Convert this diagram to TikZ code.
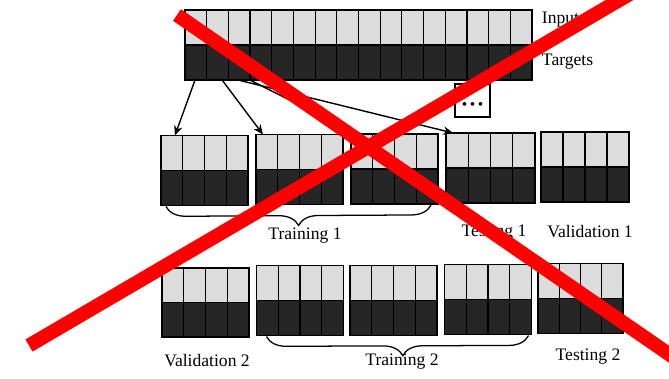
\documentclass[tikz,border=0pt]{standalone}
\usepackage{fontspec}
\setmainfont{Liberation Serif}
\usetikzlibrary{arrows.meta,calc,decorations.pathreplacing}
\definecolor{lightcell}{HTML}{DCDCDC}
\definecolor{darkcell}{HTML}{262626}

\begin{document}
\begin{tikzpicture}[
    x=0.025cm, y=-0.025cm,
    block/.style={rectangle, draw=black, line width=1.1pt, inner sep=0pt, outer sep=0pt,
        fill=lightcell, minimum width=2.175cm, minimum height=1.75cm,
        path picture={
            \fill[darkcell] (path picture bounding box.west) rectangle (path picture bounding box.south east);
            \draw[line width=0.8pt] (path picture bounding box.west) -- (path picture bounding box.east);
            \foreach \k in {1,...,#1}
                \draw[line width=0.8pt] ($(path picture bounding box.south west)!{\k/(#1+1)}!(path picture bounding box.south east)$)
                    -- ($(path picture bounding box.north west)!{\k/(#1+1)}!(path picture bounding box.north east)$);
        }},
    block/.default=3,
    arrow/.style={-{Stealth[length=7pt,width=6pt]}, line width=1pt},
    brace/.style={decorate, decoration={brace, amplitude=14pt, mirror}, line width=0.9pt},
    lbl/.style={font=\fontsize{12.5}{14}\selectfont},
    cross/.style={draw=red, line width=0.35cm}
]
    \useasboundingbox (0,0) rectangle (669,378);

    % Full data set
    \node[block=15, minimum width=8.675cm] (data) at (358.5,45) {};
    \node[lbl, anchor=west] (inputs) at (537,20) {Inputs};
    \node[lbl, anchor=west] (targets) at (537,62) {Targets};
    \node[draw, line width=0.8pt, minimum width=0.875cm, minimum height=0.825cm] (more) at (472.5,100.5) {};
    \node[font=\fontsize{11}{11}\selectfont, inner sep=0pt] (dots) at ($(more.center)+(0,6)$) {\textbullet\,\textbullet\,\textbullet};

    % Split 1
    \node[block] (a1) at (204.5,170.5) {};
    \node[block] (a2) at (299.5,169.5) {};
    \node[block] (a3) at (394.5,169) {};
    \node[block, minimum width=2.225cm] (a4) at (490.5,168) {};
    \node[block, minimum width=2.2cm] (a5) at (585,167) {};

    % Split 2
    \node[block, minimum height=1.725cm] (b1) at (205.5,302.5) {};
    \node[block] (b2) at (300,300.5) {};
    \node[block] (b3) at (393.5,300.5) {};
    \node[block] (b4) at (488,299.5) {};
    \node[block, minimum width=2.125cm] (b5) at (580.5,298.5) {};

    % Arrows from the data set to the folds
    \coordinate (s1) at ($(data.south west)!0.029!(data.south east)$);
    \coordinate (s2) at ($(data.south west)!0.107!(data.south east)$);
    \coordinate (s3) at ($(data.south west)!0.187!(data.south east)$);
    \coordinate (s4) at ($(data.south west)!0.153!(data.south east)$);
    \draw[arrow] (s1) -- ($(a1.north west)!0.16!(a1.north east)$);
    \draw[arrow] (s2) -- ($(a2.north west)!0.08!(a2.north east)$);
    \draw[arrow] (s3) -- ($(a3.north west)!0.07!(a3.north east)$);
    \draw[arrow] (s4) -- ($(a4.north west)!0.08!(a4.north east)$);

    % Braces and labels
    \draw[brace] ($(a1.south west)+(5,1)$) -- ($(a3.south east)+(-7,1)$);
    \node[lbl] (train1) at (305,235.5) {Training 1};
    \node[lbl] (test1) at (494,233) {Testing 1};
    \node[lbl] (val1) at (590,232) {Validation 1};

    \draw[brace, decoration={aspect=0.52}] ($(b2.south west)+(10,1)$) -- ($(b4.south east)+(-3,1)$);
    \node[lbl] (val2) at (207,361) {Validation 2};
    \node[lbl] (train2) at (402,362) {Training 2};
    \node[lbl] (test2) at (588,357) {Testing 2};

    % Crossed out
    \draw[cross] (177,15) -- (700,375.5);
    \draw[cross] (29,345.5) -- (640,-12);
\end{tikzpicture}
\end{document}
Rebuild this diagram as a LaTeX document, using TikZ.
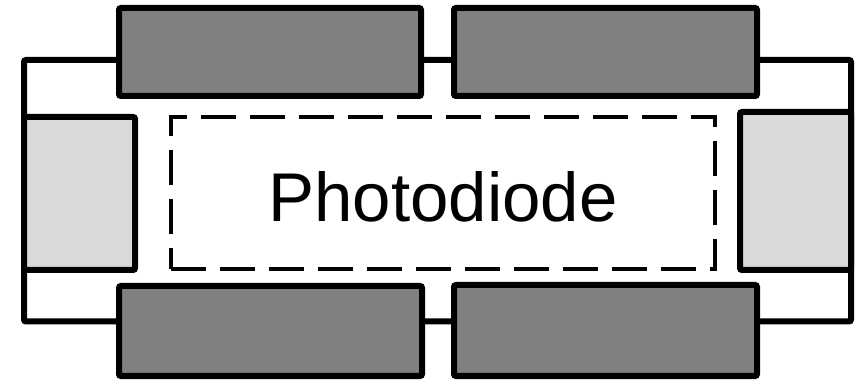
\documentclass[tikz,border=0pt]{standalone}
\usepackage{fontspec}
\setmainfont{Liberation Sans}
\begin{document}
\begin{tikzpicture}[x=1pt,y=-1pt,
  darkbox/.style={draw=black,line width=6pt,fill=gray,rounded corners=2pt,inner sep=0pt,outer sep=0pt,anchor=north west},
  lightbox/.style={draw=black,line width=6pt,fill=gray!30,rounded corners=2pt,inner sep=0pt,outer sep=0pt,anchor=north west},
  wire/.style={draw=black,line width=6pt,rounded corners=2pt},
  pdbox/.style={draw=black,line width=4pt,dash pattern=on 35pt off 14pt,inner sep=0pt,outer sep=0pt,anchor=north west}]
\useasboundingbox (0,0) rectangle (863,382);
% wire loop coordinates
\coordinate (wtl) at (24,60);
\coordinate (wbr) at (851,321.5);
\path[wire] (wtl) rectangle (wbr);
% photodiode
\node[pdbox,minimum width=544.5pt,minimum height=152pt] (pd) at (170.5,117) {};
\node[font=\fontsize{69}{80}\selectfont] (lbl) at (443,197) {Photodiode};
% dark boxes
\node[darkbox,minimum width=302pt,minimum height=88pt] (tl) at (119,8) {};
\node[darkbox,minimum width=303pt,minimum height=88pt] (tr) at (454,8) {};
\node[darkbox,minimum width=303pt,minimum height=90pt] (bl) at (119,286) {};
\node[darkbox,minimum width=303pt,minimum height=91pt] (br) at (454,285) {};
% light boxes
\node[lightbox,minimum width=111pt,minimum height=153pt] (lb) at (24,117) {};
\node[lightbox,minimum width=111pt,minimum height=158pt] (rb) at (740,112) {};
\end{tikzpicture}
\end{document}
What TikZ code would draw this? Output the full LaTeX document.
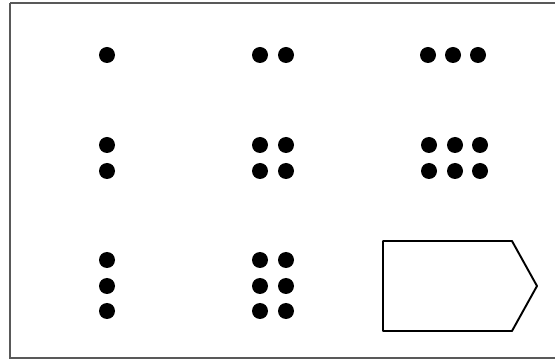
\documentclass[tikz,border=0pt]{standalone}
\usepackage{tikz}
\usetikzlibrary{calc}

\begin{document}
\begin{tikzpicture}[x=0.02cm,y=-0.02cm]
\useasboundingbox (0,0) rectangle (555,361);
\draw[black!65, line width=1.2pt] (10,3) -- (560,3);
\draw[black!65, line width=1.2pt] (10,3) -- (10,358) -- (560,358);

% row 1
\fill (107,55) circle (8);
\foreach \x in {260,286} \fill (\x,55) circle (8);
\foreach \x in {428,453,478} \fill (\x,55) circle (8);

% row 2
\foreach \y in {145,171} \fill (107,\y) circle (8);
\foreach \x in {260,286} \foreach \y in {145,171} \fill (\x,\y) circle (8);
\foreach \x in {429,455,480} \foreach \y in {145,171} \fill (\x,\y) circle (8);

% row 3
\foreach \y in {260,286,311} \fill (107,\y) circle (8);
\foreach \x in {260,286} \foreach \y in {260,286,311} \fill (\x,\y) circle (8);

\draw[line width=1.1pt, line join=round] (383,241) -- (512,241) -- (537,286) -- (512,331) -- (383,331) -- cycle;

\end{tikzpicture}
\end{document}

──────

**SHORT EXERCISE:** Repeat each entry above word for word, leaving every picture out.

**TASK SOLUTION:**
Convert this diagram to TikZ code.
\documentclass[tikz,border=0pt]{standalone}
\usepackage{fontspec}
\setmainfont{Liberation Serif}
\usetikzlibrary{arrows.meta,calc,decorations.pathreplacing}
\definecolor{lightcell}{HTML}{DCDCDC}
\definecolor{darkcell}{HTML}{262626}

\begin{document}
\begin{tikzpicture}[
    x=0.025cm, y=-0.025cm,
    block/.style={rectangle, draw=black, line width=1.1pt, inner sep=0pt, outer sep=0pt,
        fill=lightcell, minimum width=2.175cm, minimum height=1.75cm,
        path picture={
            \fill[darkcell] (path picture bounding box.west) rectangle (path picture bounding box.south east);
            \draw[line width=0.8pt] (path picture bounding box.west) -- (path picture bounding box.east);
            \foreach \k in {1,...,#1}
                \draw[line width=0.8pt] ($(path picture bounding box.south west)!{\k/(#1+1)}!(path picture bounding box.south east)$)
                    -- ($(path picture bounding box.north west)!{\k/(#1+1)}!(path picture bounding box.north east)$);
        }},
    block/.default=3,
    arrow/.style={-{Stealth[length=7pt,width=6pt]}, line width=1pt},
    brace/.style={decorate, decoration={brace, amplitude=14pt, mirror}, line width=0.9pt},
    lbl/.style={font=\fontsize{12.5}{14}\selectfont},
    cross/.style={draw=red, line width=0.35cm}
]
    \useasboundingbox (0,0) rectangle (669,378);

    % Full data set
    \node[block=15, minimum width=8.675cm] (data) at (358.5,45) {};
    \node[lbl, anchor=west] (inputs) at (537,20) {Inputs};
    \node[lbl, anchor=west] (targets) at (537,62) {Targets};
    \node[draw, line width=0.8pt, minimum width=0.875cm, minimum height=0.825cm] (more) at (472.5,100.5) {};
    \node[font=\fontsize{11}{11}\selectfont, inner sep=0pt] (dots) at ($(more.center)+(0,6)$) {\textbullet\,\textbullet\,\textbullet};

    % Split 1
    \node[block] (a1) at (204.5,170.5) {};
    \node[block] (a2) at (299.5,169.5) {};
    \node[block] (a3) at (394.5,169) {};
    \node[block, minimum width=2.225cm] (a4) at (490.5,168) {};
    \node[block, minimum width=2.2cm] (a5) at (585,167) {};

    % Split 2
    \node[block, minimum height=1.725cm] (b1) at (205.5,302.5) {};
    \node[block] (b2) at (300,300.5) {};
    \node[block] (b3) at (393.5,300.5) {};
    \node[block] (b4) at (488,299.5) {};
    \node[block, minimum width=2.125cm] (b5) at (580.5,298.5) {};

    % Arrows from the data set to the folds
    \coordinate (s1) at ($(data.south west)!0.029!(data.south east)$);
    \coordinate (s2) at ($(data.south west)!0.107!(data.south east)$);
    \coordinate (s3) at ($(data.south west)!0.187!(data.south east)$);
    \coordinate (s4) at ($(data.south west)!0.153!(data.south east)$);
    \draw[arrow] (s1) -- ($(a1.north west)!0.16!(a1.north east)$);
    \draw[arrow] (s2) -- ($(a2.north west)!0.08!(a2.north east)$);
    \draw[arrow] (s3) -- ($(a3.north west)!0.07!(a3.north east)$);
    \draw[arrow] (s4) -- ($(a4.north west)!0.08!(a4.north east)$);

    % Braces and labels
    \draw[brace] ($(a1.south west)+(5,1)$) -- ($(a3.south east)+(-7,1)$);
    \node[lbl] (train1) at (305,235.5) {Training 1};
    \node[lbl] (test1) at (494,233) {Testing 1};
    \node[lbl] (val1) at (590,232) {Validation 1};

    \draw[brace, decoration={aspect=0.52}] ($(b2.south west)+(10,1)$) -- ($(b4.south east)+(-3,1)$);
    \node[lbl] (val2) at (207,361) {Validation 2};
    \node[lbl] (train2) at (402,362) {Training 2};
    \node[lbl] (test2) at (588,357) {Testing 2};

    % Crossed out
    \draw[cross] (177,15) -- (700,375.5);
    \draw[cross] (29,345.5) -- (640,-12);
\end{tikzpicture}
\end{document}
Rebuild this diagram as a LaTeX document, using TikZ.
\documentclass[tikz,border=0pt]{standalone}
\usepackage{fontspec}
\setmainfont{Liberation Sans}
\begin{document}
\begin{tikzpicture}[x=1pt,y=-1pt,
  darkbox/.style={draw=black,line width=6pt,fill=gray,rounded corners=2pt,inner sep=0pt,outer sep=0pt,anchor=north west},
  lightbox/.style={draw=black,line width=6pt,fill=gray!30,rounded corners=2pt,inner sep=0pt,outer sep=0pt,anchor=north west},
  wire/.style={draw=black,line width=6pt,rounded corners=2pt},
  pdbox/.style={draw=black,line width=4pt,dash pattern=on 35pt off 14pt,inner sep=0pt,outer sep=0pt,anchor=north west}]
\useasboundingbox (0,0) rectangle (863,382);
% wire loop coordinates
\coordinate (wtl) at (24,60);
\coordinate (wbr) at (851,321.5);
\path[wire] (wtl) rectangle (wbr);
% photodiode
\node[pdbox,minimum width=544.5pt,minimum height=152pt] (pd) at (170.5,117) {};
\node[font=\fontsize{69}{80}\selectfont] (lbl) at (443,197) {Photodiode};
% dark boxes
\node[darkbox,minimum width=302pt,minimum height=88pt] (tl) at (119,8) {};
\node[darkbox,minimum width=303pt,minimum height=88pt] (tr) at (454,8) {};
\node[darkbox,minimum width=303pt,minimum height=90pt] (bl) at (119,286) {};
\node[darkbox,minimum width=303pt,minimum height=91pt] (br) at (454,285) {};
% light boxes
\node[lightbox,minimum width=111pt,minimum height=153pt] (lb) at (24,117) {};
\node[lightbox,minimum width=111pt,minimum height=158pt] (rb) at (740,112) {};
\end{tikzpicture}
\end{document}
What TikZ code would draw this? Output the full LaTeX document.
\documentclass[tikz,border=0pt]{standalone}
\usepackage{tikz}
\usetikzlibrary{calc}

\begin{document}
\begin{tikzpicture}[x=0.02cm,y=-0.02cm]
\useasboundingbox (0,0) rectangle (555,361);
\draw[black!65, line width=1.2pt] (10,3) -- (560,3);
\draw[black!65, line width=1.2pt] (10,3) -- (10,358) -- (560,358);

% row 1
\fill (107,55) circle (8);
\foreach \x in {260,286} \fill (\x,55) circle (8);
\foreach \x in {428,453,478} \fill (\x,55) circle (8);

% row 2
\foreach \y in {145,171} \fill (107,\y) circle (8);
\foreach \x in {260,286} \foreach \y in {145,171} \fill (\x,\y) circle (8);
\foreach \x in {429,455,480} \foreach \y in {145,171} \fill (\x,\y) circle (8);

% row 3
\foreach \y in {260,286,311} \fill (107,\y) circle (8);
\foreach \x in {260,286} \foreach \y in {260,286,311} \fill (\x,\y) circle (8);

\draw[line width=1.1pt, line join=round] (383,241) -- (512,241) -- (537,286) -- (512,331) -- (383,331) -- cycle;

\end{tikzpicture}
\end{document}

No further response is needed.